OBJECTIVE
Tally up the lines carrying the string "matplotlib" and respond with only the resulting number.

────────────────────

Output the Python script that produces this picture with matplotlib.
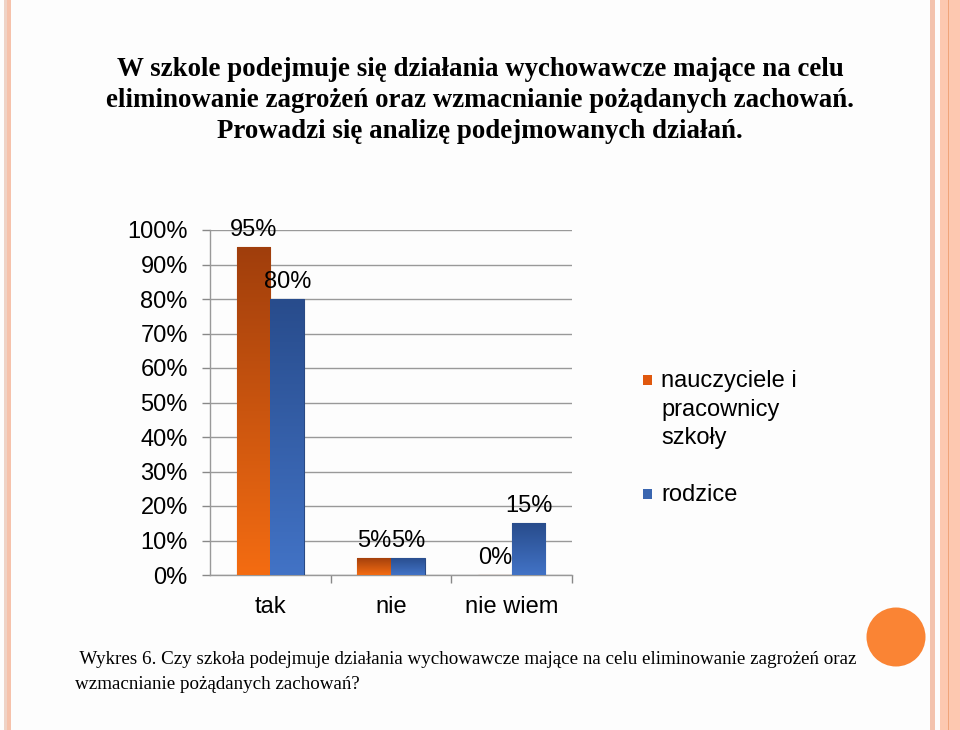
import numpy as np
import matplotlib
matplotlib.use('Agg')
import matplotlib.pyplot as plt
from matplotlib.patches import Rectangle, Ellipse
from matplotlib.colors import LinearSegmentedColormap

# data
categories = ['tak', 'nie', 'nie wiem']
series_names = ['nauczyciele i\npracownicy\nszkoły', 'rodzice']
teachers = [0.95, 0.05, 0.00]
parents = [0.80, 0.05, 0.15]
yticks = [0.0, 0.1, 0.2, 0.3, 0.4, 0.5, 0.6, 0.7, 0.8, 0.9, 1.0]

title = ("W szkole podejmuje się działania wychowawcze mające na celu\n"
         "eliminowanie zagrożeń oraz wzmacnianie pożądanych zachowań.\n"
         "Prowadzi się analizę podejmowanych działań.")
caption = (" Wykres 6. Czy szkoła podejmuje działania wychowawcze mające na celu "
           "eliminowanie zagrożeń oraz\nwzmacnianie pożądanych zachowań?")

W, H = 960, 730
sans = 'Liberation Sans'
serif = 'Liberation Serif'

fig = plt.figure(figsize=(W / 100, H / 100), dpi=100, facecolor='#fdfdfd')


def fx(px):
    return px / W


def fy(py):
    return 1 - py / H


# side stripes of the slide
for x0, x1, c in [(4, 6.5, '#efd3c6'), (7, 10.5, '#f6c2ab'),
                  (930, 934.5, '#f3c3ae'), (940, 960, '#fdc8b0'),
                  (947.5, 949, '#f0a47a')]:
    fig.patches.append(Rectangle((fx(x0), 0), fx(x1) - fx(x0), 1,
                                 transform=fig.transFigure, color=c, lw=0, zorder=0))

# orange circle
fig.patches.append(Ellipse((fx(896), fy(637)), fx(59), 59 / H, transform=fig.transFigure,
                           color='#fa8434', lw=0, zorder=1))

fig.text(0.5, fy(57), title, ha='center', va='top', fontsize=19.4,
         fontweight='bold', family=serif, linespacing=1.32, color='black')

ax = fig.add_axes([fx(210), fy(575), fx(572) - fx(210), (575 - 230) / H])
ax.set_facecolor('none')

x = np.arange(len(categories))
w = 0.28
orange_grad = ['#f46c12', '#a03e0c']
blue_grad = ['#4273c6', '#284c8c']

b1 = ax.bar(x - w / 2, teachers, w, color='#e85e10', edgecolor='#a8460f', lw=0.8, zorder=3)
b2 = ax.bar(x + w / 2, parents, w, color='#3a66b4', edgecolor='#2a4a84', lw=0.8, zorder=3)


def shade(patches, cols):
    cmap = LinearSegmentedColormap.from_list('g', cols)
    grad = np.linspace(0, 1, 256).reshape(-1, 1)
    for p in patches:
        h = p.get_height()
        if h <= 0:
            continue
        x0, y0 = p.get_xy()
        im = ax.imshow(grad, extent=[x0, x0 + p.get_width(), y0, y0 + h],
                       origin='lower', cmap=cmap, aspect='auto', zorder=3.5)
        im.set_clip_path(p)


shade(b1, orange_grad)
shade(b2, blue_grad)

for bars, vals in [(b1, teachers), (b2, parents)]:
    for p, v in zip(bars, vals):
        ax.annotate(f'{v * 100:.0f}%', (p.get_x() + p.get_width() / 2, v),
                    xytext=(0, 8), textcoords='offset points', ha='center',
                    va='baseline', fontsize=17, family=sans, zorder=5)

ax.set_xlim(-0.5, 2.5)
ax.set_ylim(0, 1)
ax.set_yticks(yticks)
ax.set_yticklabels([f'{t * 100:.0f}%' for t in yticks])
ax.set_xticks(x)
ax.set_xticklabels(categories)
ax.set_xticks([0.5, 1.5, 2.5], minor=True)
ax.tick_params(axis='x', which='major', length=0, pad=15, labelsize=17)
ax.tick_params(axis='x', which='minor', length=6, width=1, color='#888888')
ax.tick_params(axis='y', length=6, width=1, color='#888888', pad=10, labelsize=17)
for lab in ax.get_xticklabels() + ax.get_yticklabels():
    lab.set_family(sans)
ax.grid(axis='y', color='#999999', lw=1, zorder=0)
for s in ['top', 'right']:
    ax.spines[s].set_visible(False)
for s in ['left', 'bottom']:
    ax.spines[s].set_color('#999999')
    ax.spines[s].set_linewidth(1)

# legend
for ypx, col, name in [(380, '#e0580e', series_names[0]), (494, '#3a66b0', series_names[1])]:
    fig.patches.append(Rectangle((fx(643), fy(ypx + 5)), fx(9), 10 / H,
                                 transform=fig.transFigure, color=col, lw=0))
    fig.text(fx(661), fy(ypx - 10), name, ha='left', va='top', fontsize=17,
             family=sans, linespacing=1.39)

fig.text(fx(75), fy(651), caption, ha='left', va='top', fontsize=13.7,
         family=serif, linespacing=1.6)

fig.savefig('out.png', dpi=100, facecolor=fig.get_facecolor())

────────────────────

WRITTEN SOLUTION
6